「神出鬼没」の意味 – 変幻自在な動き
「神出鬼没」とは、まるで神や鬼のように、どこに現れるか、どこへ消えるか、その行動が全く予測できない様子を表す四字熟語です。
自由自在に現れたり隠れたりして、所在や動きが容易にはつかめないことを意味します。
その変幻自在な動きは、時に賞賛され、時に警戒される、非常に印象的な言葉と言えるでしょう。
「神出鬼没」の語源
「神出鬼没」は、それぞれの漢字が持つ意味を組み合わせることで、その情景を巧みに表現しています。
- 神(しん):人知を超えた存在。神のように予測不能な現れ方を指します。
- 出(しゅつ):現れること。
- 鬼(き):恐ろしい存在、人ならざるもの。鬼のように忽然と消える様子を指します。
- 没(ぼつ):消えること、隠れること。
これらの漢字が組み合わさることで、「神のように現れ、鬼のように消える」という意味が成り立ち、行動が全く予測できない様子を強調しています。
中国の古い書物にも似た表現が見られますが、四字熟語としての明確な初出は定かではありません。
しかし、その表現力の高さから、古くから使われてきたと考えられます。
使用される場面と例文
「神出鬼没」は、人や動物、時には物や情報など、様々な対象の予測不能な動きや出現に対して使われます。

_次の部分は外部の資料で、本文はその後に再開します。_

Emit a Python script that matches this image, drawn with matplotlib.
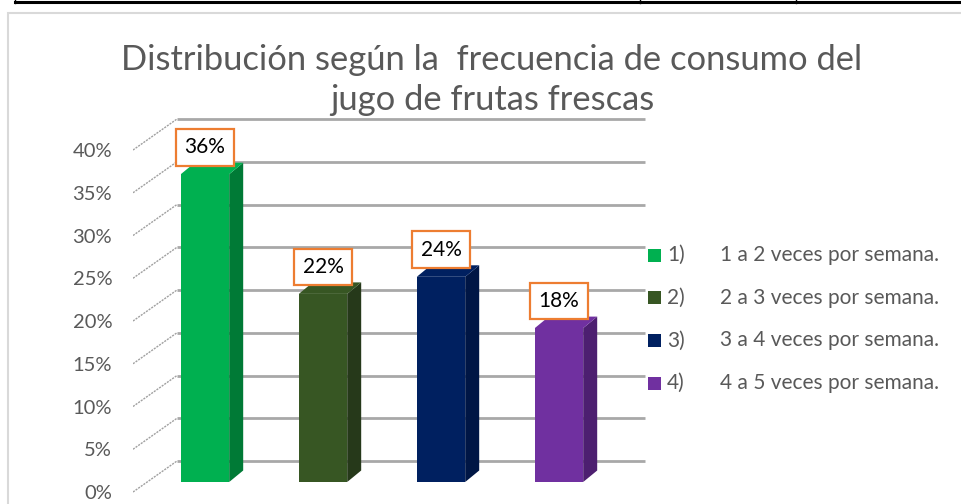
import matplotlib
matplotlib.use('Agg')
import matplotlib.pyplot as plt
from matplotlib.patches import Polygon, Rectangle
from matplotlib.lines import Line2D

# data
codes = ['1)', '2)', '3)', '4)']
labels = ['1 a 2 veces por semana.', '2 a 3 veces por semana.',
          '3 a 4 veces por semana.', '4 a 5 veces por semana.']
values = [36, 22, 24, 18]
ticks = [0, 5, 10, 15, 20, 25, 30, 35, 40]
title_lines = ['Distribución según la  frecuencia de consumo del',
               'jugo de frutas frescas']

front_colors = ['#00b050', '#375623', '#002060', '#7030a0']
side_colors = ['#007a36', '#26391a', '#001645', '#4d1f70']

plt.rcParams['font.family'] = ['Lato', 'DejaVu Sans']
W, H = 962, 504
fig = plt.figure(figsize=(W / 100, H / 100), dpi=100)


def px_box(l, t, r, b):
    return [l / W, 1 - b / H, (r - l) / W, (b - t) / H]


ax = fig.add_axes(px_box(133, 100, 650, 500))
# x: category index, 118 px apart; y: percent on the front (label) plane
ax.set_xlim((133 - 205) / 118, (650 - 205) / 118)
ax.set_ylim((492 - 500) / 8.55, (492 - 100) / 8.55)

# fake 3d depth (in data units)
wall_x0 = (133 - 205) / 118
wall_dx = 44 / 118
wall_dy = 31 / 8.55
grid_end = (645 - 205) / 118
bar_base = 10 / 8.55
bar_w = 0.41
bar_dx = 14 / 118
bar_dy = 11.5 / 8.55

for t in ticks:
    ax.plot([wall_x0, wall_x0 + wall_dx], [t, t + wall_dy], color='#a0a0a0',
            lw=1, ls=(0, (1.5, 0.8)), zorder=1)
    ax.plot([wall_x0 + wall_dx, grid_end], [t + wall_dy] * 2, color='#a8a8a8',
            lw=2, solid_capstyle='butt', zorder=1)

for i, v in enumerate(values):
    x0, x1 = i - bar_w / 2, i + bar_w / 2
    ax.add_patch(Rectangle((x0, bar_base), bar_w, v, color=front_colors[i], lw=0, zorder=3))
    ax.add_patch(Polygon([(x1, bar_base), (x1 + bar_dx, bar_base + bar_dy),
                          (x1 + bar_dx, bar_base + v + bar_dy), (x1, bar_base + v)],
                         closed=True, color=side_colors[i], lw=0, zorder=3))
    ax.add_patch(Polygon([(x0, bar_base + v), (x1, bar_base + v),
                          (x1 + bar_dx, bar_base + v + bar_dy), (x0 + bar_dx, bar_base + v + bar_dy)],
                         closed=True, color=front_colors[i], lw=0, zorder=3))
    ax.text(i, bar_base + v + 3.16, f'{v}%', ha='center', va='center', fontsize=15,
            color='black', zorder=5,
            bbox=dict(boxstyle='square,pad=0.4', fc='white', ec='#ed7d31', lw=1.6))

ax.set_yticks(ticks)
ax.set_yticklabels([f'{t}%' for t in ticks], fontsize=14.5, color='#595959')
ax.tick_params(axis='y', length=0, pad=15)
ax.set_xticks([])
for s in ax.spines.values():
    s.set_visible(False)
ax.patch.set_alpha(0)

# title
fig.text(492 / W, 1 - 70 / H, title_lines[0], ha='center', va='baseline',
         fontsize=24.8, color='#595959')
fig.text(492 / W, 1 - 110 / H, title_lines[1], ha='center', va='baseline',
         fontsize=24.8, color='#595959')

# legend
for i in range(len(codes)):
    yc = 255 + 42.7 * i
    fig.add_artist(Rectangle((648 / W, 1 - (yc + 6.5) / H), 13 / W, 13 / H,
                             transform=fig.transFigure, color=front_colors[i], lw=0))
    fig.text(667 / W, 1 - yc / H, codes[i], ha='left', va='center', fontsize=15, color='#595959')
    fig.text(720 / W, 1 - yc / H, labels[i], ha='left', va='center', fontsize=15, color='#595959')

# chart frame and the table line above it
fig.add_artist(Rectangle((8 / W, -0.1), 1.0, 1.1 - 13 / H, transform=fig.transFigure,
                         fill=False, ec='#d9d9d9', lw=1.5))
fig.add_artist(Line2D([15 / W, 1], [1 - 1.5 / H] * 2, transform=fig.transFigure,
                      color='black', lw=2.2))
for xp in [15, 640, 796]:
    fig.add_artist(Line2D([xp / W] * 2, [1, 1 - 3 / H], transform=fig.transFigure,
                          color='black', lw=1))

fig.savefig('out.png', dpi=100)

ポジティブな意味合いで使われることもあれば、少しユーモラスに、あるいは警戒心を込めて使われることもあります。
例文
- 「あの作家は神出鬼没で、なかなか取材のアポイントが取れない。」
- 「ゲリラ豪雨は神出鬼没なので、常に折りたたみ傘を持ち歩いている。」
- 「彼は神出鬼没のプレースタイルで相手チームを翻弄した。」
- 「近所で目撃される野良猫は神出鬼没で、姿を見かけるのは稀だ。」
類義語 – 似たような動きを表す言葉
- 出没自在(しゅつぼつじざい):現れたり隠れたりすることが自由自在であること。
「神出鬼没」とほぼ同じ意味ですが、「神」「鬼」という超自然的なニュアンスは薄まります。 - 変幻自在(へんげんじざい):思いのままに変化したり、現れたり消えたりすること。
姿や形を変えることにも重点が置かれる場合があります。
対義語 – 動きが読める様子
- 用意周到(よういしゅうとう):準備が隅々まで行き届いていること。
※ 行動が計画的で、予測可能であることを示唆します。 - 計画的:前もって計画を立てて物事を行うさま。
※ 行き当たりばったりではない、予測可能な行動を指します。
英語での類似表現 – Elusive and Unpredictable
「神出鬼没」のニュアンスを英語で完全に表現するのは難しいですが、以下のような表現が近いでしょう。
- Elusive
意味:捕まえにくい、見つけにくい、理解しにくい。 - Appear and disappear like magic
意味:魔法のように現れたり消えたりする。 - Unpredictable
意味:予測できない。
文脈によって使い分けることが大切です。
例えば、人の動きについて言うなら “He’s elusive.” や “He comes and goes like magic.”、現象についてなら “Its appearances are unpredictable.” のように表現できます。
使用上の注意点 – ポジティブ?ネガティブ?
「神出鬼没」は、文脈によって受け取られ方が変わる言葉です。
- ポジティブな文脈:サッカー選手や戦術など、相手を翻弄する巧みさや意外性を称賛する場合。
- ネガティブな文脈:ストーカーや不審者、または迷惑な訪問者など、予測不能な出現が不安や警戒心を引き起こす場合。
- ユーモラスな文脈:約束の時間にいつも遅れてくる友人など、その予測不能さを冗談めかして言う場合。
対象によっては失礼にあたる可能性もあるため、使う相手や状況を考慮することが大切です。
特に、人の行動に対して使う場合は、相手に不快感を与えないか注意しましょう。
「神出鬼没」のまとめ
「神出鬼没」とは、まるで神や鬼のように、現れたかと思えば忽然と消え、その動きが全く予測できない様子を表す言葉です。 人や動物、自然現象、あるいはアイデアなど、捉えどころのない対象に使われます。
その変幻自在な動きは、時に相手を翻弄する巧みさとして称賛され、また時には、不安や警戒心をかき立てる要因ともなり得ます。 このように、「神出鬼没」は文脈によって響きが変わる、奥深い四字熟語です。
日常会話や文章の中でこの言葉に出会ったとき、それがどのような意図で使われているのか、少し立ち止まって考えてみるのも面白いかもしれません。 この言葉が持つ独特のイメージを理解し、表現の一つとして使いこなしてみてはいかがでしょうか。